I did this last week, but forgot to load….
The 3H’s. HOT. HUMID. HAZY. 95+ temps and we’re all turning into melting slugs. Even the squirrels are just sitting on the road, dazed, going ‘huh?’ as you drive right up to them and honk the horn – several times - THEN they get out of the way before becoming a gray pancake.
So, what is there to do but melt? Wait, wait, a tiny bit of begging and yes, we’re going to the pool! Of course, the ‘boys’ just simply must come.
Sheppard and McKay Meet Elvis
Sheppard: “It could be worse. Like that pink flamingo a couple weeks ago.”
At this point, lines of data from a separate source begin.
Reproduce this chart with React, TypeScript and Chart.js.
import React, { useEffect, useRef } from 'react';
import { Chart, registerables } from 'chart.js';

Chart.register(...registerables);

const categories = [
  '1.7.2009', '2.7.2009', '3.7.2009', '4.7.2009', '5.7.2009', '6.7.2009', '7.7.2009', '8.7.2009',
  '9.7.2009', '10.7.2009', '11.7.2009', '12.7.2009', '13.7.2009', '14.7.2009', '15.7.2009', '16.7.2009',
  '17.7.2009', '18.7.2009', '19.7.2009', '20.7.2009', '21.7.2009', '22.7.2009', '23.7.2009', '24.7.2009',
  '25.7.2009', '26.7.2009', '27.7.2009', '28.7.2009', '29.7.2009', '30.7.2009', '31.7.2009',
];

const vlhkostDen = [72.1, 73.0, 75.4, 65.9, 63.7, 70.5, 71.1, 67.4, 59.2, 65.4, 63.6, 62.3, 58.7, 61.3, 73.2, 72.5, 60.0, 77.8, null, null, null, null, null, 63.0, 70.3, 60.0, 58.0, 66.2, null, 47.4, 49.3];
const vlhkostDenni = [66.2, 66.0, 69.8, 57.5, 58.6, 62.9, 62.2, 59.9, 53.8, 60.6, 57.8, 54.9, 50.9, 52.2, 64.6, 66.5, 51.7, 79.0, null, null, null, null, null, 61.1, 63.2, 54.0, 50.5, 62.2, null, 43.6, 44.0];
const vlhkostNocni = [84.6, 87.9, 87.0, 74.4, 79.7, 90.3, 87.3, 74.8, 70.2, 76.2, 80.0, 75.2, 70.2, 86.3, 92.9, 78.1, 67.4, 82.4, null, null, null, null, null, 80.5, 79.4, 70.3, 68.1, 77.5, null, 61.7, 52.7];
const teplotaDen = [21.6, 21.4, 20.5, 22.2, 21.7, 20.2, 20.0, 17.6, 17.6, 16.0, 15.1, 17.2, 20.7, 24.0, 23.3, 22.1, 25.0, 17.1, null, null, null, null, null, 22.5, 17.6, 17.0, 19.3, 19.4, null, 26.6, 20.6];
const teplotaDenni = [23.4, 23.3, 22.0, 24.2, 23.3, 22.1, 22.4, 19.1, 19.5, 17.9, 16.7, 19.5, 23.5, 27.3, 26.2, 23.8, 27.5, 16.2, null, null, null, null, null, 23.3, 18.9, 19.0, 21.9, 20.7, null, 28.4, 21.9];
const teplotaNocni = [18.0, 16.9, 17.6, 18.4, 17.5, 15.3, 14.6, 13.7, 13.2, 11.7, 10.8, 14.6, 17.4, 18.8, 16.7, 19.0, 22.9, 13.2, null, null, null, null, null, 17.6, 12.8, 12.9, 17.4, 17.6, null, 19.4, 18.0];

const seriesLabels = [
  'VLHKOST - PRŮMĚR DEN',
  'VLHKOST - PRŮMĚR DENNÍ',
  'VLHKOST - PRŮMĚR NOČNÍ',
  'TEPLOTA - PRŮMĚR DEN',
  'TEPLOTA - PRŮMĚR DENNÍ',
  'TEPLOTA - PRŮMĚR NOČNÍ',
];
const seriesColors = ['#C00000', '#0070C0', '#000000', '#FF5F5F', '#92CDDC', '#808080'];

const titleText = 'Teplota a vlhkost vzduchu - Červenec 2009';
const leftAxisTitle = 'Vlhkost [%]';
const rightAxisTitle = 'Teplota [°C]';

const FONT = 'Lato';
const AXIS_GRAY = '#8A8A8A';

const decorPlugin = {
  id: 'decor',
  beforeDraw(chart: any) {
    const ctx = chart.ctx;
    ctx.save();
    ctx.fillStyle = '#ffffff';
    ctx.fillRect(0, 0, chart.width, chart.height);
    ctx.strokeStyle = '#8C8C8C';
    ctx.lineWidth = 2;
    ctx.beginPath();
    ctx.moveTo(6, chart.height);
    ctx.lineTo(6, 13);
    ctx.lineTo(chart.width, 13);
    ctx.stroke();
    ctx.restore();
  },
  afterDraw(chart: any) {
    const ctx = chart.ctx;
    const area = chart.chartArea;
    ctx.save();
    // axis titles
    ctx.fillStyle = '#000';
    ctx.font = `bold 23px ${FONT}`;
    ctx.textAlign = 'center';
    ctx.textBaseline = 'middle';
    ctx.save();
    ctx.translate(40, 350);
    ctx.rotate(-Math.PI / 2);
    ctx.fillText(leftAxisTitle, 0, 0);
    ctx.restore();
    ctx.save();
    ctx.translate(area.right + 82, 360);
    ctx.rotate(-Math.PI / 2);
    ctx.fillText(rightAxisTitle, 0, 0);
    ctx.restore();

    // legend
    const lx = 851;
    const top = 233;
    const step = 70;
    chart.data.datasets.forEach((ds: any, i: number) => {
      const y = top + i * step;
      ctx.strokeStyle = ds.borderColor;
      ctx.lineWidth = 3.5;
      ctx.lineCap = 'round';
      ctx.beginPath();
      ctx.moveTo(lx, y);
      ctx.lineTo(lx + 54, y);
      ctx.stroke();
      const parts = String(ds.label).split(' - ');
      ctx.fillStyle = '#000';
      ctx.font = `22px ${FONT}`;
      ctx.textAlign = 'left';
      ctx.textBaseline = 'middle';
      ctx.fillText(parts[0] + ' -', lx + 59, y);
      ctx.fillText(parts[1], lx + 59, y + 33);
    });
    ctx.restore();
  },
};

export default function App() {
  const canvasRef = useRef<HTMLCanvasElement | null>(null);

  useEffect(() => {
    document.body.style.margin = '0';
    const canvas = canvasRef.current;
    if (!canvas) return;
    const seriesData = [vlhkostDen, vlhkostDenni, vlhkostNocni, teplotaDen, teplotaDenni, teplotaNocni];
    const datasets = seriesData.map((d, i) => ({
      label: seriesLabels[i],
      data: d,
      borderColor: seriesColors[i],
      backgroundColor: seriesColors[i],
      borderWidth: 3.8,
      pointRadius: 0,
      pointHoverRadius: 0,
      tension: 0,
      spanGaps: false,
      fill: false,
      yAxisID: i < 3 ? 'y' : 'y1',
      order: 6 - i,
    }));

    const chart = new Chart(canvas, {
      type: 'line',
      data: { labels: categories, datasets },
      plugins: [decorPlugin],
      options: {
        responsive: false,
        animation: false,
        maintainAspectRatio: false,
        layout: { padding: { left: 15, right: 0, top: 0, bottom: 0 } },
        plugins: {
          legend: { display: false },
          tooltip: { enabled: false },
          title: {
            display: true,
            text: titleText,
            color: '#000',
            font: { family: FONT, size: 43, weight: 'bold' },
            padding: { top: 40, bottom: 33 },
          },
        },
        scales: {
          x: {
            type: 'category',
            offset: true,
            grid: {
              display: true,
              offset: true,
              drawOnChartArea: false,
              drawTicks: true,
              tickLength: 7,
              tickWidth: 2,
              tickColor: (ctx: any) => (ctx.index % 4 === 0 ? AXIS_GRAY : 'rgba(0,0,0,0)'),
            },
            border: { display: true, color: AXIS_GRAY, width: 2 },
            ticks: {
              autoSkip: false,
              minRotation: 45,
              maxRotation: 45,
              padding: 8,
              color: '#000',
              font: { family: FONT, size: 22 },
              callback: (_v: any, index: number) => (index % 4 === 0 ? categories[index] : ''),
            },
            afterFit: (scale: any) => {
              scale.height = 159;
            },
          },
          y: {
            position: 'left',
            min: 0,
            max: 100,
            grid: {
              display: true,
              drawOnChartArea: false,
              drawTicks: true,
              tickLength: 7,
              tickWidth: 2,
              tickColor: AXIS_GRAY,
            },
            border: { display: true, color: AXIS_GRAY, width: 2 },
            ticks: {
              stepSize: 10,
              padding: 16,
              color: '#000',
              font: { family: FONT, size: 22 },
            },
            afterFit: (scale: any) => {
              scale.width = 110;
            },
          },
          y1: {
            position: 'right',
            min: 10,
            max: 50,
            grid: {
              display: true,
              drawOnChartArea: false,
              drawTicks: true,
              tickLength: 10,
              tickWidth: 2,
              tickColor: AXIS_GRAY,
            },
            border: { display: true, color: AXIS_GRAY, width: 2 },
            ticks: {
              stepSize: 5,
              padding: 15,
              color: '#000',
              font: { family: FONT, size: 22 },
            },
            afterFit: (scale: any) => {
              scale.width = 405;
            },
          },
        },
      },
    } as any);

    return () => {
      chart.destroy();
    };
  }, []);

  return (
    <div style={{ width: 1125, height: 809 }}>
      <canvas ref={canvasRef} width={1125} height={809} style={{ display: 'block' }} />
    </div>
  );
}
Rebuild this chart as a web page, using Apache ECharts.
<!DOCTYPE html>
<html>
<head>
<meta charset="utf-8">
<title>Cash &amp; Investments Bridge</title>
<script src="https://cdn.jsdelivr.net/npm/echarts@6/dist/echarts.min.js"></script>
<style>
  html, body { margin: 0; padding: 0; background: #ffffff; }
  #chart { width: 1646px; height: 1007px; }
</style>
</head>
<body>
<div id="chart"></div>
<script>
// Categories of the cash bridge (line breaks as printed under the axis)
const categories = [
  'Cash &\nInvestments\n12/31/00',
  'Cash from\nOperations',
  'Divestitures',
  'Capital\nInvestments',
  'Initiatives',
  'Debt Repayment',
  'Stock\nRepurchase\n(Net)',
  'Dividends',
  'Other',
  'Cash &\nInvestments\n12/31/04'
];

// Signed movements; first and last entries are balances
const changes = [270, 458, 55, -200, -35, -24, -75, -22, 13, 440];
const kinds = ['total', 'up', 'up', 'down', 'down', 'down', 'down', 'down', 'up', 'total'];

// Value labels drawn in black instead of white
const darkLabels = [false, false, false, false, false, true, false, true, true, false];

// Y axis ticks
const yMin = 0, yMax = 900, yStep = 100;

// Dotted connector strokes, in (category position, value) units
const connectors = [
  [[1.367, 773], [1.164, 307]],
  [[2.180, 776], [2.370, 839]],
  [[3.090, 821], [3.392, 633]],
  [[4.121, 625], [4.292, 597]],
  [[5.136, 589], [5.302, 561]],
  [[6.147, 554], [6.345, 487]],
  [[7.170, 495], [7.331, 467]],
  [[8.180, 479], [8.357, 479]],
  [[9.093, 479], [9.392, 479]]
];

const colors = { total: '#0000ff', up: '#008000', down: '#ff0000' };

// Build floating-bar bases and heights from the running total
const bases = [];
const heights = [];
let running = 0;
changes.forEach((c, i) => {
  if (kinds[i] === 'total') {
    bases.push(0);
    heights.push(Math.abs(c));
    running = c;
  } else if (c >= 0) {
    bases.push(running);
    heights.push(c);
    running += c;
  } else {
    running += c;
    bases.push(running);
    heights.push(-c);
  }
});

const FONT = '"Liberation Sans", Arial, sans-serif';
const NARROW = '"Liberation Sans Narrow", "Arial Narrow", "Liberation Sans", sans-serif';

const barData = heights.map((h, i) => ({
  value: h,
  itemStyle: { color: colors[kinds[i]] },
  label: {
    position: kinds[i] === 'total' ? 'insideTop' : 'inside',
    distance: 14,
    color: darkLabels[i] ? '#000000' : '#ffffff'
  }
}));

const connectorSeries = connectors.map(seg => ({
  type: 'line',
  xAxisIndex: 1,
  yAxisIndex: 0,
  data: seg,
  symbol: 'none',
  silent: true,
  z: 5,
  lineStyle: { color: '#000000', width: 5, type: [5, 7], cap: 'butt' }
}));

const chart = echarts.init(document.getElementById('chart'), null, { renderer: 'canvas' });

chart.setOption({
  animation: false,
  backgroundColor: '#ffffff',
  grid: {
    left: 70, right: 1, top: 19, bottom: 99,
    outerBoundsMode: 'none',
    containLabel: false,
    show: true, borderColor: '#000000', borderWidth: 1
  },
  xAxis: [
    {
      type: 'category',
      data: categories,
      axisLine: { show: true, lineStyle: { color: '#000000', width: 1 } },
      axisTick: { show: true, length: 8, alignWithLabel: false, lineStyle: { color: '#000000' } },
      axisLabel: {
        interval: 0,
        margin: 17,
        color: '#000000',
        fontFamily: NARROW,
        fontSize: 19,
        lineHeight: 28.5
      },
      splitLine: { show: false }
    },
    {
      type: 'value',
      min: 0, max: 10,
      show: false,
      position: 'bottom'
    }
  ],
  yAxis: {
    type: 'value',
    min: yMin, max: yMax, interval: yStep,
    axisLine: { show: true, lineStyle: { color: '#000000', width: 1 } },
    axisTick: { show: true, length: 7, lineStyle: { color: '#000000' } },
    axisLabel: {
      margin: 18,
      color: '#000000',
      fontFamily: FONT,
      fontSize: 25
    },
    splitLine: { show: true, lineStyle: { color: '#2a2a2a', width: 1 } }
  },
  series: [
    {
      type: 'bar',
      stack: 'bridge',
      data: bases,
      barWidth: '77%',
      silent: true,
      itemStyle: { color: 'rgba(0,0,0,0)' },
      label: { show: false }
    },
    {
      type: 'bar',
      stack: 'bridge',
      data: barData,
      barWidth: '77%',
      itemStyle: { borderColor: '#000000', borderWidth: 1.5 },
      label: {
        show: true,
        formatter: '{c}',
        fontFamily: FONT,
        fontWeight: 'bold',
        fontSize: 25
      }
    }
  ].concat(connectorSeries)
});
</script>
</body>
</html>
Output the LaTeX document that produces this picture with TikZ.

McKay: “We’re pinned to a giant carnivorous reptile! From the disco era!”*
* For those too young to know, this gator is Elvis, named for the gator from the NBC Miami Vice series (not that gawdawful Colin Farrell movie) and it’s about, oh 20+ years old now and still floats!
An obligatory video of the guys just passing by…
Sheppard: “Geez, it’s just an inflatable gator. Totally harmless.”
McKay: “My hand is wedged in this awful black thing. I need that hand to work the life signs detector, to open up my bubble bath, I mean, to do scientific work!”
Sheppard: (Off-screen) “Bubble bath?”